Thursday, January 12, 2012

Pilot Review: Are You There, Chelsea?

Are You There, Chelsea? (Wednesdays at 8:30 on NBC)

And just like that another show I had been looking forward to has been removed from my DVR schedule after just one episode.

In many ways the disappointment of Are You There, Chelsea? is much more heartbreaking than The Firm. The latter didn't really have a chance, considering NBC bought it after pilot season and ordered all 22 episodes without ever seeing any footage; it was doomed from the start. But Chelsea should've had a chance and should've been so much better. It was delayed to midseason so that it could be retooled, but if this is the better version of the pilot then I can't imagine how it was ever picked up in the first place.

Are You There, Chelsea? is based on Chelsea Handler's bestselling autobiographical book of comedic essays Are You There, Vodka? It's Me, Chelsea. It follows Chelsea (Laura Prepon) and her party-girl lifestyle. She is arrested for a DUI, so without her car she moves into a new apartment within walking distance of work... at a bar. Other characters include Chelsea's pregnant (and much more responsible) sister Sloane (Chelsea Handler); her best friend Olivia (Ali Wong); her new roommate Dee Dee (Lauren Lapkus); the bartender at Chelsea's workplace and former semi-flame Rick (Jake McDorman); and Todd, the colorblind midget barback (Mark Povinelli).

If last year's trainwreck $#*! My Dad Says taught us anything, it's that not everything that's funny in one medium will be funny in another. Vulgar humor just doesn't work when it's toned down for a broadcast audience; while that show bore almost no resemblance to its basis, Chelsea at least has a similar feeling to Handler's book. The problem is that it's just not as funny without the crass language and shocking sexcapades. Handler has a very clear voice in her writing, and because she didn't write this show it doesn't come across. Plus it needs to be edited down to be appropriate for its early timeslot.

Speaking of which, I was shocked by how much the producers got away with in terms of language. I don't know if references went over the censors heads or what, but this was not a show for 8:30 on NBC: vagina jokes, multiple references to pubic hair trimming, top/bottom jokes, STD jokes, making light of drunk driving, etc. Chelsea Handler recently announced at TCA that the reason the word "vodka" was dropped from the title was to not turn off viewers who may potentially find drinking offensive. That makes absolutely no sense considering how many jokes about drinking, sex, what color a redhead's pubes are, chlamydia, vaginas, and midgets there are. "Vodka" is the least of your worries. And this argument might sound counterintuitive considering I just said the material needed to be edited for appropriateness, but it's the way in which it's presented that makes it offensive. It rides the line between tame and over-the-top, never being a fully neutered version of Handler's humor nor a full-blown adaptation of it. I don't know how to really explain what I mean, except that I think the way they adapted the material somewhere between tame and crass made it very much not funny. If the producers (one of whom is Handler herself) could have found enough humor in the situations to not need the adult content, it would've been funny; if the show were taken to a cable network where it wouldn't need to be edited at all, it would've been funny. But the middle ground Chelsea finds itself in is not funny.
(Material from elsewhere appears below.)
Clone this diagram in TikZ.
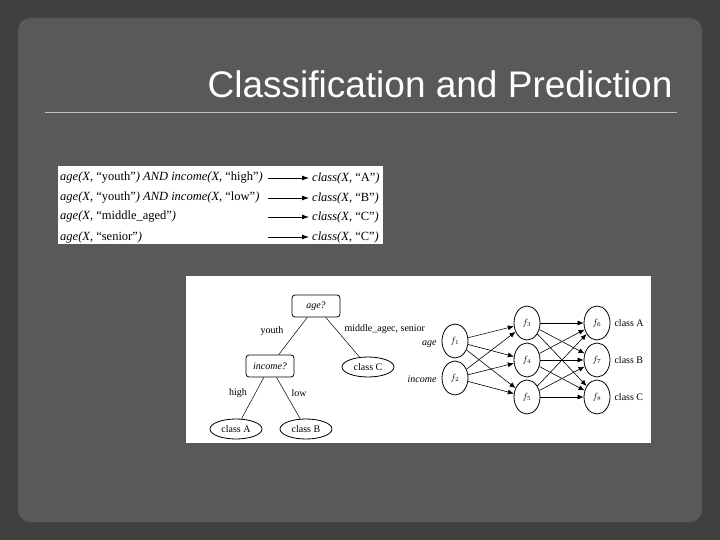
\documentclass[tikz,border=0pt]{standalone}
\usepackage{fontspec}
\setmainfont{Liberation Serif}
\newfontfamily\ttl{Liberation Sans}
\usetikzlibrary{arrows.meta,shapes.geometric}
\begin{document}
\begin{tikzpicture}[x=1pt,y=-1pt,
 tbox/.style={draw,line width=0.8pt,rounded corners=3pt,minimum width=48pt,minimum height=22pt,font=\fontsize{10}{11}\selectfont\itshape,inner sep=1pt},
 tell/.style={draw,line width=0.8pt,ellipse,minimum width=52pt,minimum height=20pt,font=\fontsize{10}{11}\selectfont,inner sep=1pt},
 neu/.style={draw,line width=0.8pt,ellipse,minimum width=26pt,minimum height=34pt,font=\fontsize{9}{10}\selectfont\itshape,inner sep=0pt},
 lbl/.style={font=\fontsize{10}{11}\selectfont},
 rule/.style={font=\fontsize{12.5}{14}\selectfont,anchor=west,inner sep=0pt},
 nedge/.style={-{Latex[length=6pt,width=5pt]},line width=0.6pt}]
\useasboundingbox (0,0) rectangle (720,540);
\fill[black!75] (0,0) rectangle (720,540);
\fill[black!65,rounded corners=12pt] (18,18) rectangle (702,522);
\node[font=\ttl\fontsize{37}{42}\selectfont,text=white,anchor=east] (title) at (676,84) {Classification and Prediction};
\draw[black!25,line width=0.6pt] (45,112) -- (677,112);
% rules
\fill[white] (58,166) rectangle (383,244);
\foreach \y/\l/\r [count=\i] in {178/{\textit{age(X,} ``youth''\textit{) AND income(X,} ``high''\textit{)}}/{\textit{class(X,} ``A''\textit{)}},
 198/{\textit{age(X,} ``youth''\textit{) AND income(X,} ``low''\textit{)}}/{\textit{class(X,} ``B''\textit{)}},
 217/{\textit{age(X,} ``middle\_aged''\textit{)}}/{\textit{class(X,} ``C''\textit{)}},
 237/{\textit{age(X,} ``senior''\textit{)}}/{\textit{class(X,} ``C''\textit{)}}}{
 \node[rule] (l\i) at (60,\y) {\l};
 \node[rule] (r\i) at (312,\y) {\r};
 \coordinate (a\i) at (268,\y);
 \draw[-{Latex[length=7pt,width=5pt]},line width=0.8pt] (a\i) -- ([xshift=-3pt]r\i.west);
}
% tree
\fill[white] (186,276) rectangle (651,443);
\node[tbox] (age) at (316,306) {age?};
\node[tbox] (inc) at (270,366) {income?};
\node[tell] (cC) at (368,367) {class C};
\node[tell] (cA) at (236,429) {class A};
\node[tell] (cB) at (306,429) {class B};
\draw[line width=0.5pt] (age) -- (inc) (age) -- (cC) (inc) -- (cA) (inc) -- (cB);
\node[lbl] (ly) at (272,331) {youth};
\node[lbl,anchor=west] (lm) at (341,329) {middle\_agec, senior};
\node[lbl] (lh) at (238,393) {high};
\node[lbl] (ll) at (299,393) {low};
% network
\node[neu] (f1) at (455,341) {$f_1$};
\node[neu] (f2) at (455,378) {$f_2$};
\node[neu] (f3) at (527,323) {$f_3$};
\node[neu] (f4) at (527,360) {$f_4$};
\node[neu] (f5) at (527,397) {$f_5$};
\node[neu] (f6) at (597,323) {$f_6$};
\node[neu] (f7) at (597,360) {$f_7$};
\node[neu] (f8) at (597,397) {$f_8$};
\node[lbl,anchor=east,font=\fontsize{10}{11}\selectfont\itshape] (la) at (440,344) {age};
\node[lbl,anchor=east,font=\fontsize{10}{11}\selectfont\itshape] (li) at (440,379) {income};
\node[lbl,anchor=west] (o1) at (611,323) {class A};
\node[lbl,anchor=west] (o2) at (611,360) {class B};
\node[lbl,anchor=west] (o3) at (611,397) {class C};
\foreach \a in {f1,f2}{\foreach \b in {f3,f4,f5}{\draw[nedge] (\a) -- (\b);}}
\foreach \a in {f3,f4,f5}{\foreach \b in {f6,f7,f8}{\draw[nedge] (\a) -- (\b);}}
\end{tikzpicture}
\end{document}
Laura Prepon (That 70s Show) does her best to differentiate herself from the actual Chelsea Handler, but she's just not that funny. She doesn't capture Handler's bite and bitterness. The supporting cast is entirely forgettable. Ali Wong is the worst of the mediocre, delivering her lines like a porn star trying to get a laugh. She has that very presentational "I'm in a sitcom and I'm telling you jokes" style of acting, and it was awful. Jake McDorman (Greek) is similarly annoying as the bartender, though that's based more on the fact that he doesn't do anything the entire episode but refer to the one night he and Chelsea tried to have sex but failed because she wanted to be on top. It got old after about 6 seconds. The writing is stale and not nearly as funny as the constant, grating laugh track seems to think it is.

The only thing I can say in favor of Are You There, Chelsea? (I HATE THAT TITLE) is that it's not the worst sitcom of the season. Luckily for this show, Work It is also on the air... for now. Chelsea may yet take that crown if Work It disappears from the schedule.